(Records with drawing code)
▬▬▬▬▬▬▬▬▬▬
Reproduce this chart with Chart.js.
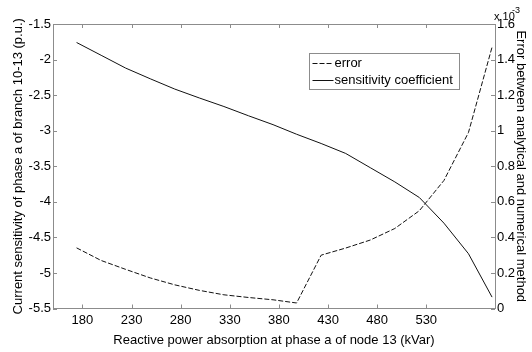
<!DOCTYPE html>
<html>
<head>
<meta charset="utf-8">
<script src="https://cdn.jsdelivr.net/npm/chart.js@4.4.1/dist/chart.umd.min.js"></script>
<style>
  html, body { margin: 0; padding: 0; background: #fff; }
  #wrap { width: 532px; height: 352px; }
</style>
</head>
<body>
<div id="wrap"><canvas id="chart" width="532" height="352"></canvas></div>
<script>
// reactive power absorbed at phase a of node 13 (kVar)
const absorption = [174, 199, 224, 249, 274, 299, 324, 349, 374, 398, 423, 448, 473, 498, 523, 548, 573, 597];
// current sensitivity of branch 10-13, phase a (p.u.)
const sensitivity = [-1.76, -1.94, -2.12, -2.27, -2.415, -2.54, -2.66, -2.79, -2.915, -3.05,
  -3.18, -3.32, -3.52, -3.72, -3.94, -4.30, -4.73, -5.34];
// analytical vs numerical error (x 1e-3)
const errorVals = [0.341, 0.27, 0.22, 0.172, 0.133, 0.102, 0.077, 0.062, 0.049, 0.031,
  0.30, 0.34, 0.385, 0.45, 0.55, 0.72, 0.99, 1.47];

const xTicks = [180, 230, 280, 330, 380, 430, 480, 530];
const leftTicks = [-5.5, -5, -4.5, -4, -3.5, -3, -2.5, -2, -1.5];
const rightTicks = [0, 0.2, 0.4, 0.6, 0.8, 1, 1.2, 1.4, 1.6];

const AXIS_COLOR = "#8c8c8c";
const LINE_COLOR = "#111";
const FONT = "Liberation Sans, Arial, sans-serif";

function toPoints(xs, ys) {
  return xs.map((x, i) => ({ x: x, y: ys[i] }));
}

function fixedTicks(values) {
  return (scale) => {
    scale.ticks = values.map((v) => ({ value: v }));
  };
}

// inward tick marks on all four sides plus the top frame line
const frameTicks = {
  id: "frameTicks",
  afterDatasetsDraw(chart) {
    const { ctx, chartArea: a, scales } = chart;
    const len = 4;
    ctx.save();
    ctx.strokeStyle = AXIS_COLOR;
    ctx.lineWidth = 1;
    ctx.beginPath();
    ctx.moveTo(a.left, Math.round(a.top) + 0.5);
    ctx.lineTo(a.right, Math.round(a.top) + 0.5);
    scales.x.ticks.forEach((t) => {
      const px = Math.round(scales.x.getPixelForValue(t.value)) + 0.5;
      ctx.moveTo(px, a.bottom);
      ctx.lineTo(px, a.bottom - len);
      ctx.moveTo(px, a.top);
      ctx.lineTo(px, a.top + len);
    });
    scales.y.ticks.forEach((t) => {
      const py = Math.round(scales.y.getPixelForValue(t.value)) + 0.5;
      ctx.moveTo(a.left, py);
      ctx.lineTo(a.left + len, py);
    });
    scales.y1.ticks.forEach((t) => {
      const py = Math.round(scales.y1.getPixelForValue(t.value)) + 0.5;
      ctx.moveTo(a.right, py);
      ctx.lineTo(a.right - len, py);
    });
    ctx.stroke();

    // exponent note above the right axis
    ctx.fillStyle = "#000";
    ctx.textBaseline = "alphabetic";
    ctx.font = "11px " + FONT;
    ctx.fillText("x 10", a.right - 1, a.top - 4);
    ctx.font = "9px " + FONT;
    ctx.fillText("-3", a.right + 17, a.top - 11);
    ctx.restore();
  },
};

// boxed legend inside the plot, top right
const boxLegend = {
  id: "boxLegend",
  afterDraw(chart) {
    const { ctx } = chart;
    const box = { x: 309.5, y: 53.5, w: 150, h: 36 };
    ctx.save();
    ctx.fillStyle = "#fff";
    ctx.fillRect(box.x, box.y, box.w, box.h);
    ctx.strokeStyle = AXIS_COLOR;
    ctx.lineWidth = 1;
    ctx.strokeRect(box.x, box.y, box.w, box.h);
    ctx.font = "13px " + FONT;
    ctx.textBaseline = "middle";
    ctx.fillStyle = "#000";
    chart.data.datasets.forEach((ds, i) => {
      const y = box.y + 10 + i * 17;
      ctx.strokeStyle = LINE_COLOR;
      ctx.setLineDash(ds.borderDash || []);
      ctx.beginPath();
      ctx.moveTo(box.x + 3, y);
      ctx.lineTo(box.x + 24, y);
      ctx.stroke();
      ctx.setLineDash([]);
      ctx.fillText(ds.label, box.x + 25, y);
    });
    ctx.restore();
  },
};

const tickFont = { family: FONT, size: 13 };
const titleFont = { family: FONT, size: 13 };

new Chart(document.getElementById("chart"), {
  type: "line",
  data: {
    datasets: [
      {
        label: "error",
        data: toPoints(absorption, errorVals),
        yAxisID: "y1",
        borderColor: LINE_COLOR,
        borderWidth: 1,
        borderDash: [5, 2],
        pointRadius: 0,
        tension: 0,
      },
      {
        label: "sensitivity coefficient",
        data: toPoints(absorption, sensitivity),
        yAxisID: "y",
        borderColor: LINE_COLOR,
        borderWidth: 1,
        pointRadius: 0,
        tension: 0,
      },
    ],
  },
  options: {
    responsive: false,
    animation: false,
    devicePixelRatio: 1,
    layout: { padding: { top: 24, left: 0, right: 0, bottom: 0 } },
    plugins: { legend: { display: false }, tooltip: { enabled: false } },
    scales: {
      x: {
        type: "linear",
        min: 150,
        max: 600,
        afterBuildTicks: fixedTicks(xTicks),
        afterFit: (s) => { s.height = 43.5; },
        grid: { display: false, drawTicks: false },
        border: { color: AXIS_COLOR },
        ticks: { color: "#000", font: tickFont, padding: 4, maxRotation: 0 },
        title: {
          display: true,
          text: "Reactive power absorption at phase a of node 13 (kVar)",
          color: "#000",
          font: titleFont,
          padding: { top: 0, bottom: 4 },
        },
      },
      y: {
        position: "left",
        min: -5.5,
        max: -1.5,
        afterBuildTicks: fixedTicks(leftTicks),
        afterFit: (s) => { s.width = 53; },
        grid: { display: false, drawTicks: false },
        border: { color: AXIS_COLOR },
        ticks: { color: "#000", font: tickFont, padding: 2, callback: (v) => String(v) },
        title: {
          display: true,
          text: "Current sensitivity of phase a of branch 10-13 (p.u.)",
          color: "#000",
          font: titleFont,
          padding: { top: 11, bottom: 0 },
        },
      },
      y1: {
        position: "right",
        min: 0,
        max: 1.6,
        afterBuildTicks: fixedTicks(rightTicks),
        afterFit: (s) => { s.width = 37; },
        grid: { display: false, drawTicks: false },
        border: { color: AXIS_COLOR },
        ticks: { color: "#000", font: tickFont, padding: 2, callback: (v) => String(+v.toFixed(1)) },
        title: {
          display: true,
          text: "Error between analytical and numerical method",
          color: "#000",
          font: titleFont,
          padding: { top: 4, bottom: 0 },
        },
      },
    },
  },
  plugins: [frameTicks, boxLegend],
});
</script>
</body>
</html>
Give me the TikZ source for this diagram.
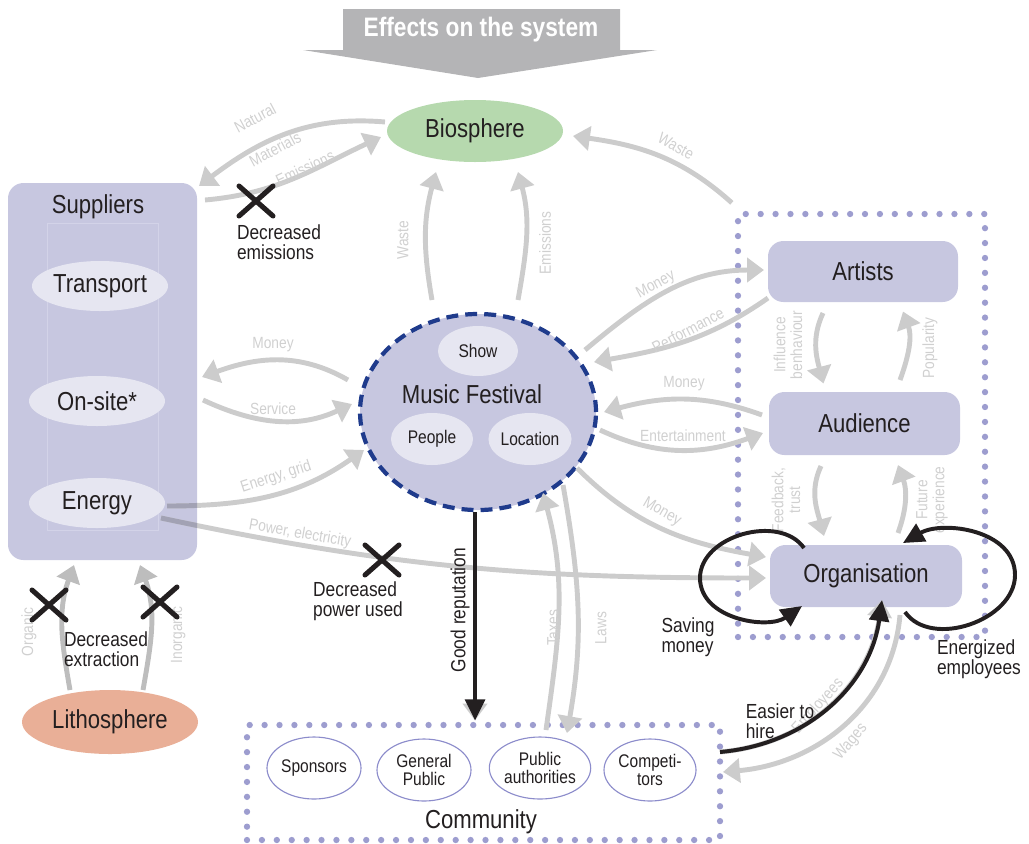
\documentclass[tikz,border=0pt]{standalone}
\usepackage{fontspec}
\setmainfont{Liberation Sans}[FakeStretch=0.85]
\usetikzlibrary{arrows.meta, positioning, shapes.geometric, calc}
\definecolor{CLavender}{HTML}{C7C7E0}
\definecolor{CPale}{HTML}{E6E6F1}
\definecolor{CGreen}{HTML}{B6D9AE}
\definecolor{CClay}{HTML}{E9AF97}
\definecolor{CNavy}{HTML}{1F3B8C}
\definecolor{CDots}{HTML}{9D9DCF}
\definecolor{CRing}{HTML}{8C8CCB}
\definecolor{CFlow}{HTML}{CCCCCC}
\definecolor{CFlowDark}{HTML}{A2A2B4}
\definecolor{CMine}{HTML}{BDBDBD}
\definecolor{CLabel}{HTML}{D0D0D0}
\definecolor{CBanner}{HTML}{B4B4B6}
\definecolor{CInk}{HTML}{231F20}
\definecolor{CFaint}{HTML}{D3D3E8}
\newcommand{\px}{0.025cm}
\newcommand{\fBig}{\fontsize{18.5}{20}\selectfont}
\newcommand{\fMid}{\fontsize{14.5}{14}\selectfont}
\newcommand{\fSmall}{\fontsize{13}{13}\selectfont}
\newcommand{\fTiny}{\fontsize{11.5}{12}\selectfont}
\newcommand{\drawCross}[1]{%
    \draw[CInk, line width=3.6pt, line cap=round] ($(#1)+(-17,-15)$) -- ($(#1)+(17,15)$);
    \draw[CInk, line width=3.6pt, line cap=round] ($(#1)+(-17,15)$) -- ($(#1)+(17,-15)$);
}

\begin{document}
\begin{tikzpicture}[x=\px, y=-\px,
    box/.style={rectangle, rounded corners=11pt, fill=CLavender, text=CInk, font=\fBig},
    blob/.style={ellipse, fill=CPale, text=CInk, font=\fBig, inner sep=0pt},
    member/.style={ellipse, draw=CRing, fill=white, thick, text=CInk, font=\fSmall, align=center, inner sep=0pt, minimum width=94*\px, minimum height=62*\px},
    dotbox/.style={rectangle, draw=CDots, line width=4.5pt, line cap=round, dash pattern=on 0pt off 10.6pt},
    flow/.style={draw=CFlow, line width=3.5pt, -{Triangle[length=12pt,width=17pt]}},
    flowlbl/.style={text=CLabel, font=\fTiny, inner sep=0pt},
    push/.style={draw=CInk, line width=2.8pt, -{Triangle[length=15pt,width=14pt]}},
    note/.style={text=CInk, font=\fMid, inner sep=0pt, align=left}
]
    \useasboundingbox (0,0) rectangle (1029,843);

    % --- 1. TITLE BANNER ---
    \fill[CBanner] (343,9) -- (620,9) -- (620,50) -- (657,50) -- (478,78) -- (303,50) -- (343,50) -- cycle;
    \node[font=\bfseries\fontsize{19}{20}\selectfont, text=white] (title) at (481,30) {Effects on the system};

    % --- 2. NODES ---
    \node[blob, fill=CGreen, minimum width=176*\px, minimum height=62*\px] (bio) at (475,131) {Biosphere};
    \node[blob, fill=CClay, minimum width=176*\px, minimum height=64*\px] (litho) at (110,722) {Lithosphere};

    % Suppliers
    \node[box, minimum width=189*\px, minimum height=377*\px] (sup) at (102.5,371.5) {};
    \node[text=CInk, font=\fBig] (supT) at (98,207) {Suppliers};
    \draw[CFaint] (47,223) rectangle (158,530);
    \node[blob, minimum width=136*\px, minimum height=50*\px] (trans) at (100,286) {Transport};
    \node[blob, minimum width=136*\px, minimum height=50*\px] (onsite) at (97,401) {On-site*};
    \node[blob, minimum width=136*\px, minimum height=50*\px] (energy) at (97,503) {Energy};

    % Festival
    \node[ellipse, fill=CLavender, draw=CNavy, line width=3pt, dash pattern=on 8.5pt off 5pt,
          minimum width=236*\px, minimum height=196*\px] (fest) at (478,412) {};
    \node[text=CInk, font=\fBig] (festT) at (472,394) {Music Festival};
    \node[blob, font=\fSmall, minimum width=80*\px, minimum height=50*\px] (show) at (478,351) {Show};
    \node[blob, font=\fSmall, minimum width=82*\px, minimum height=52*\px] (people) at (432,439) {People};
    \node[blob, font=\fSmall, minimum width=82*\px, minimum height=52*\px] (loc) at (530,439) {Location};

    % Organisation side
    \node[dotbox, minimum width=247*\px, minimum height=423*\px] (crew) at (861.5,425.5) {};
    \node[box, minimum width=190*\px, minimum height=61*\px] (art) at (863,271.5) {Artists};
    \node[box, minimum width=191*\px, minimum height=63*\px] (aud) at (864.5,423.5) {Audience};
    \node[box, minimum width=192*\px, minimum height=62*\px] (org) at (866,576) {Organisation};

    % Community
    \node[dotbox, minimum width=473*\px, minimum height=115*\px] (comm) at (483.5,782.5) {};
    \node[text=CInk, font=\fBig] (commT) at (481,822) {Community};
    \node[member] (spons) at (314,768) {Sponsors};
    \node[member] (genpub) at (424,770) {General\\Public};
    \node[member] (pubauth) at (540,768) {Public\\authorities};
    \node[member, minimum width=92*\px] (compet) at (650,770) {Competi-\\tors};

    % --- 3. FLOWS ---
    \draw[flow] ($(bio)+(-90,-9)$) to[out=175,in=37] ($(sup)+(96.5,-185.5)$);
    \draw[flow] ($(sup)+(102.5,-171.5)$) to[out=5,in=205] ($(bio)+(-94,6)$);
    \draw[flow] ($(fest)+(-46,-112)$) to[out=100,in=255] ($(bio)+(-39,41)$);
    \draw[flow] ($(fest)+(40,-112)$) to[out=80,in=285] ($(bio)+(43,41)$);
    \draw[flow] ($(crew.north west)+(-3,-8)$) to[out=138,in=-8] ($(bio)+(98,5)$);
    \draw[flow] ($(fest)+(-130,-32)$) to[out=150,in=20] ($(sup)+(99.5,5.5)$);
    \draw[flow] ($(sup)+(100.5,28.5)$) to[out=-25,in=205] ($(fest)+(-126,-8)$);
    \draw[flow] ($(energy)+(70,3)$) to[out=0,in=215] ($(fest)+(-114,38)$);
    \draw[flow] ($(energy)+(64,15)$) to[out=-12,in=180] ($(org)+(-100,2)$);
    \begin{scope}
        \clip (8,183) rectangle (197,560);
        \draw[flow, draw=CFlowDark, -] ($(energy)+(70,3)$) to[out=0,in=215] ($(fest)+(-114,38)$);
        \draw[flow, draw=CFlowDark, -] ($(energy)+(64,15)$) to[out=-12,in=180] ($(org)+(-100,2)$);
    \end{scope}
    \draw[flow] ($(fest)+(107,-62)$) to[out=40,in=180] ($(art)+(-99,-1.5)$);
    \draw[flow] ($(art)+(-95,26.5)$) to[out=215,in=10] ($(fest)+(116,-50)$);
    \draw[flow] ($(aud)+(-102.5,-8.5)$) to[out=160,in=15] ($(fest)+(126,0)$);
    \draw[flow] ($(fest)+(122,18)$) to[out=-25,in=200] ($(aud)+(-101.5,9.5)$);
    \draw[flow] ($(fest)+(99,56)$) to[out=-45,in=170] ($(org)+(-100,-19)$);
    \draw[flow] ($(art)+(-40,41.5)$) to[out=245,in=105] ($(aud)+(-41,-40)$);
    \draw[flow] ($(aud)+(35.5,-43.5)$) to[out=70,in=290] ($(art)+(40,40)$);
    \draw[flow] ($(aud)+(-43.5,42.5)$) to[out=245,in=105] ($(org)+(-42,-40)$);
    \draw[flow] ($(org)+(32,-43)$) to[out=70,in=290] ($(aud)+(33.5,41.5)$);
    \draw[flow] ($(pubauth)+(6,-38)$) to[out=82,in=285] ($(fest)+(65,81)$);
    \draw[flow] ($(fest)+(85,73)$) to[out=-80,in=80] ($(pubauth)+(27,-35)$);
    \draw[flow] ($(org)+(34,39)$) to[out=-95,in=5] ($(compet)+(73,2)$);
    \draw[flow] ($(compet)+(70,-18)$) to[out=5,in=262] ($(org)+(16,24)$);
    \draw[flow] ($(fest)+(-3,100)$) -- ($(comm)+(-8.5,-62)$);
    \draw[flow, draw=CMine] ($(litho)+(-40,-32)$) to[out=100,in=250] ($(sup)+(-28.5,193.5)$);
    \draw[flow, draw=CMine] ($(litho)+(33,-32)$) to[out=80,in=290] ($(sup)+(37.5,193.5)$);

    % flow labels
    \node[flowlbl, rotate=28] (lNatA) at (255,118) {Natural};
    \node[flowlbl, rotate=28] (lNatB) at (275,149) {Materials};
    \node[flowlbl, rotate=25] (lEmisA) at (305,168) {Emissions};
    \node[flowlbl, rotate=90] (lWasteA) at (403,240) {Waste};
    \node[flowlbl, rotate=90] (lEmisB) at (545,243) {Emissions};
    \node[flowlbl, rotate=-30] (lWasteB) at (676,146) {Waste};
    \node[flowlbl] (lMoneyA) at (273,345) {Money};
    \node[flowlbl] (lService) at (273,409) {Service};
    \node[flowlbl, rotate=18] (lGrid) at (276,477) {Energy, grid};
    \node[flowlbl, rotate=-10] (lPower) at (300,534) {Power, electricity};
    \node[flowlbl, rotate=28] (lMoneyB) at (656,285) {Money};
    \node[flowlbl, rotate=28] (lPerf) at (688,330) {Performance};
    \node[flowlbl] (lMoneyC) at (684,384) {Money};
    \node[flowlbl] (lEnt) at (683,436) {Entertainment};
    \node[flowlbl, rotate=-30] (lMoneyD) at (662,512) {Money};
    \node[flowlbl, rotate=90, align=center] (lInfl) at (788,345) {Influence\\benhaviour};
    \node[flowlbl, rotate=90] (lPop) at (930,348) {Popularity};
    \node[flowlbl, rotate=90, align=center] (lFeed) at (786,500) {Feedback,\\trust};
    \node[flowlbl, rotate=90, align=center] (lFut) at (932,500) {Future\\experience};
    \node[flowlbl, rotate=90] (lTax) at (553,628) {Taxes};
    \node[flowlbl, rotate=90] (lLaw) at (601,628) {Laws};
    \node[flowlbl, rotate=48] (lEmp) at (818,706) {Employees};
    \node[flowlbl, rotate=50] (lWage) at (851,742) {Wages};
    \node[flowlbl, rotate=90] (lOrg) at (29,632) {Organic};
    \node[flowlbl, rotate=90] (lInorg) at (178,635) {Inorganic};

    % --- 4. EFFECTS ---
    \draw[push] ($(fest)+(-3,100)$) -- ($(comm)+(-8.5,-62)$);
    \node[text=CInk, font=\fMid, inner sep=0pt, rotate=90] (lRep) at (460,610) {Good reputation};
    \draw[push] ($(org)+(-62,-28)$) to[out=125,in=90] ($(org)+(-166,2)$) to[out=270,in=215] ($(org)+(-64,30)$);
    \draw[push] ($(org)+(39,36)$) to[out=-55,in=270] ($(org)+(149,-1)$) to[out=90,in=30] ($(org)+(37,-33)$);
    \draw[push] ($(compet)+(70,-18)$) to[out=5,in=262] ($(org)+(16,24)$);

    \drawCross{256,201}
    \drawCross{382,560}
    \drawCross{49,605}
    \drawCross{160,602}

    \node[note] (nEmis) at (279,242) {Decreased\\emissions};
    \node[note] (nPower) at (358,601) {Decreased\\power used};
    \node[note] (nExtr) at (106,649) {Decreased\\extraction};
    \node[note] (nSave) at (688,637) {Saving\\money};
    \node[note] (nHire) at (780,721) {Easier to\\hire};
    \node[note] (nEnerg) at (979,659) {Energized\\employees};

\end{tikzpicture}
\end{document}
▬▬▬▬▬▬▬▬▬▬
From the data above, copy out every line with the string "this" in it.

_Expected answer_
Reproduce this chart with Chart.js.
Give me the TikZ source for this diagram.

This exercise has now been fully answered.